According to a source who was there, Mr Barry received a chilly reception that day back in the Fifties. His debut took place in the Rialto on Fishergate, as owned by Jack Prendergast, father of John (real name Barry Prendergast).
During the interval of a concert, Jack emerged on stage to ask the audience if they would mind being entertained by his son's band, the John Barry Seven.
"They came out and started playing," said the Diary's informant. "About half way through some people started throwing pennies at them to get them off."
Still, he's been coining it in ever since. As a composer, John has long been a millionaire, thanks to brilliant scores for Born Free, Dancing With Wolves, the Bond series and others.
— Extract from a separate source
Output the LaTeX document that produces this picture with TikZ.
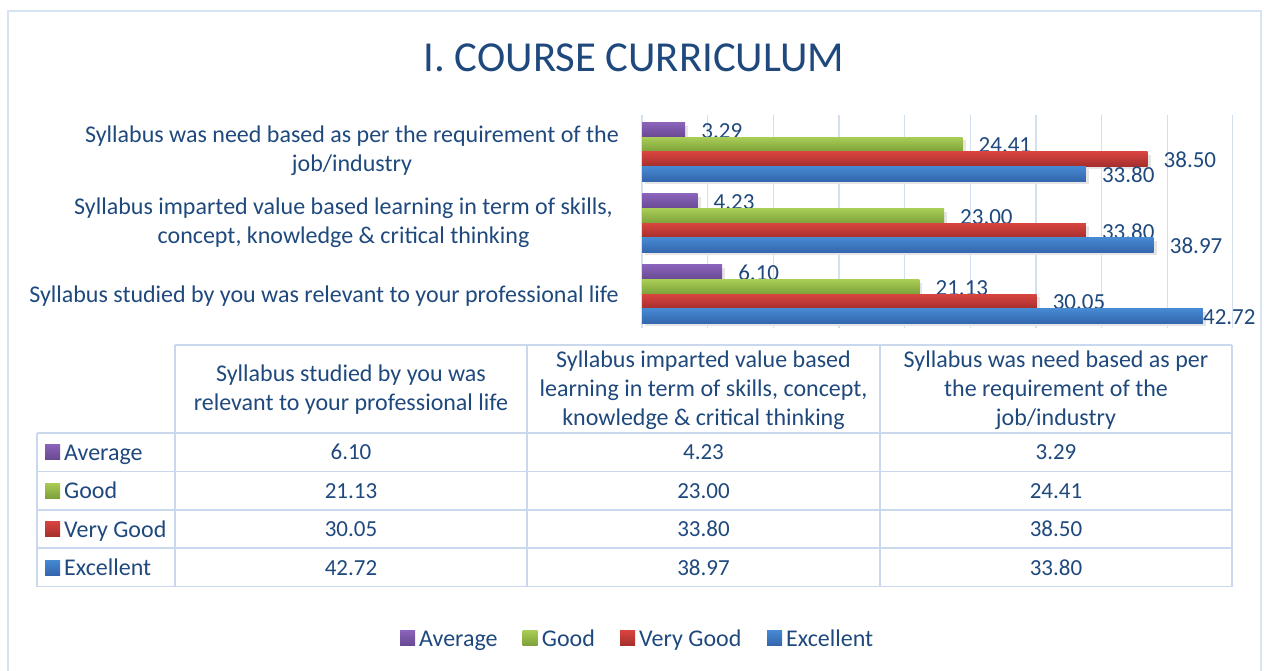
\documentclass[tikz,border=0pt]{standalone}
\usepackage{fontspec}
\setmainfont{Carlito}
\definecolor{txt}{HTML}{1F497D}
\definecolor{gridc}{HTML}{D5E0EE}
\definecolor{tabc}{HTML}{C9D8EC}
\definecolor{frame}{HTML}{D6E3F2}
\definecolor{pur1}{HTML}{8A63BA}\definecolor{pur2}{HTML}{684892}
\definecolor{grn1}{HTML}{A8CC55}\definecolor{grn2}{HTML}{7EA03A}
\definecolor{red1}{HTML}{D8443F}\definecolor{red2}{HTML}{A52E2C}
\definecolor{blu1}{HTML}{4689D3}\definecolor{blu2}{HTML}{3366AC}
\tikzset{
  lbl/.style={text=txt, font=\fontsize{24}{29}\selectfont, inner sep=0pt},
  num/.style={text=txt, font=\fontsize{23}{28}\selectfont, inner sep=0pt},
  ttl/.style={text=txt, font=\fontsize{42.7}{50}\selectfont, inner sep=0pt},
  tline/.style={draw=tabc, line width=1.6pt},
  gline/.style={draw=gridc, line width=1.2pt},
}
\begin{document}
\begin{tikzpicture}[x=1pt,y=-1pt]
\useasboundingbox (0,0) rectangle (1264,671);
% outer frame
\draw[frame, line width=1.6pt] (8,680) -- (8,11) -- (1261,11) -- (1261,680);
% title
\node[ttl] (title) at (634,58) {I. COURSE CURRICULUM};
% grid
\foreach \k in {0,...,9} {
  \draw[gline] ({642+\k*65.65},115) -- ({642+\k*65.65},328);
}
% bars
\def\sc{13.13}
\def\bh{14.6}
\foreach \g/\yt/\va/\vb/\vc/\vd/\off in {1/122.7/3.29/24.41/38.50/33.80/16, 2/194/4.23/23.00/33.80/38.97/16, 3/265/6.10/21.13/30.05/42.72/0} {
  \foreach \b/\v/\ca/\cb in {0/\va/pur1/pur2, 1/\vb/grn1/grn2, 2/\vc/red1/red2, 3/\vd/blu1/blu2} {
    \pgfmathsetmacro{\ya}{\yt+\b*\bh}
    \pgfmathsetmacro{\xe}{642+\v*\sc}
    \fill[black!10] (645,\ya+3) rectangle (\xe+3,\ya+\bh+3);
  }
  \foreach \b/\v/\ca/\cb in {0/\va/pur1/pur2, 1/\vb/grn1/grn2, 2/\vc/red1/red2, 3/\vd/blu1/blu2} {
    \pgfmathsetmacro{\ya}{\yt+\b*\bh}
    \pgfmathsetmacro{\xe}{642+\v*\sc}
    \pgfmathsetmacro{\lo}{\b==3 ? \off : 16}
    \shade[top color=\ca, bottom color=\cb] (642,\ya) rectangle (\xe,\ya+\bh);
    \node[num, anchor=west] (v\g\b) at (\xe+\lo,\ya+\bh/2+1) {\v};
  }
}
% category labels
\node[lbl, anchor=east, align=center] (c1) at (619,151) {Syllabus was need based as per the requirement of the\\job/industry};
\node[lbl, anchor=east, align=center] (c2) at (613,223) {Syllabus imparted value based learning in term of skills,\\concept, knowledge \& critical thinking};
\node[lbl, anchor=base east] (c3) at (619,302) {Syllabus studied by you was relevant to your professional life};
% table
\draw[tline] (175,345) -- (1232,345);
\foreach \y in {433,471.5,510,548,586.5} { \draw[tline] (37,\y) -- (1232,\y); }
\draw[tline] (37,433) -- (37,586.5);
\foreach \x in {175,527,880,1232} { \draw[tline] (\x,345) -- (\x,586.5); }
\node[lbl, align=center] (h1) at (351,390) {Syllabus studied by you was\\relevant to your professional life};
\node[lbl, align=center] (h2) at (703.5,390) {Syllabus imparted value based\\learning in term of skills, concept,\\knowledge \& critical thinking};
\node[lbl, align=center] (h3) at (1056,390) {Syllabus was need based as per\\the requirement of the\\job/industry};
\foreach \r/\y/\name/\ca/\cb/\a/\b/\c in {
  1/452/Average/pur1/pur2/6.10/4.23/3.29,
  2/490.75/Good/grn1/grn2/21.13/23.00/24.41,
  3/529/Very Good/red1/red2/30.05/33.80/38.50,
  4/567.5/Excellent/blu1/blu2/42.72/38.97/33.80} {
  \shade[top color=\ca, bottom color=\cb] (45,\y-7.5) rectangle (60,\y+7.5);
  \node[lbl, anchor=base west] (r\r) at (64,\y+8) {\name};
  \node[num, anchor=base] (ta\r) at (351,\y+7.5) {\a};
  \node[num, anchor=base] (tb\r) at (703.5,\y+7.5) {\b};
  \node[num, anchor=base] (tc\r) at (1056,\y+7.5) {\c};
}
% legend
\foreach \i/\x/\name/\ca/\cb in {1/400/Average/pur1/pur2, 2/522.7/Good/grn1/grn2, 3/620/Very Good/red1/red2, 4/767/Excellent/blu1/blu2} {
  \shade[top color=\ca, bottom color=\cb] (\x,630.5) rectangle (\x+15,645.5);
  \node[lbl, anchor=base west] (l\i) at (\x+19,646) {\name};
}
\end{tikzpicture}
\end{document}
JOHN'S BAFTA award sent George Appleby of Clifton on a trip down musical memory lane.
"The great John Barry has earned further merited recognition for himself and the city of York," he writes. "Another music maker of the same era in the city was Bert Keech, leader of the resident band at the De Grey Rooms in Exibition Square. He also represented his country in two sports: bowls and rugby union.
"On the bowling green, his considerable weight was very effective behind a firing shot aimed to break up an opponent's scoring shots at the head.
"Austin Rayner entertained cinema audiences at the Regal in Piccadilly, as he sat astride the huge Wurlitzer organ when it appeared from beneath the floor in the intervals."
Like many of his generation, Mr Appleby received a harmonica one childhood Christmas - "but never reached a level of skill which people would pay to listen to".
AS promised, more schoolyard games from the pen of Strensall's Dorothy Wootton. She kept herself busy playing whip a top, hoopla, marbles, hopscotch, hide and seek and oranges and lemons.
"Then there was leapfrog and we had 'fights' in pairs, with each contestant carrying a partner," Miss Wootton writes.
She adds that this last activity is "banned now, I believe. We never killed anyone and I can't recall any injuries."
ANIMAL activism spreads. First we had the dynamic newt duo and their Disasterthorpe protests. Now the Diary smells a rat.
Walter Rat, to be precise, who has written from his home address: The Riverbank, Tower Gardens, York.
He is "a very disgruntled rodent". The cause of his lack of gruntle? Human opposition to the 54-metre high Ferris Wheel, proposed for Tower Gardens.
In a letter to the council, Mr Rat expresses his delight at the idea which "will also show Blackpool a thing or two".
"May we suggest a few further events to develop the fairground theme and make it a real tourist wow?" he continues.
"Why not introduce some stocks for, say, four or five people.... you could charge the queuing tourists a fee for throwing discarded takeaway food collected in the streets from the night before. A great recycling trick!"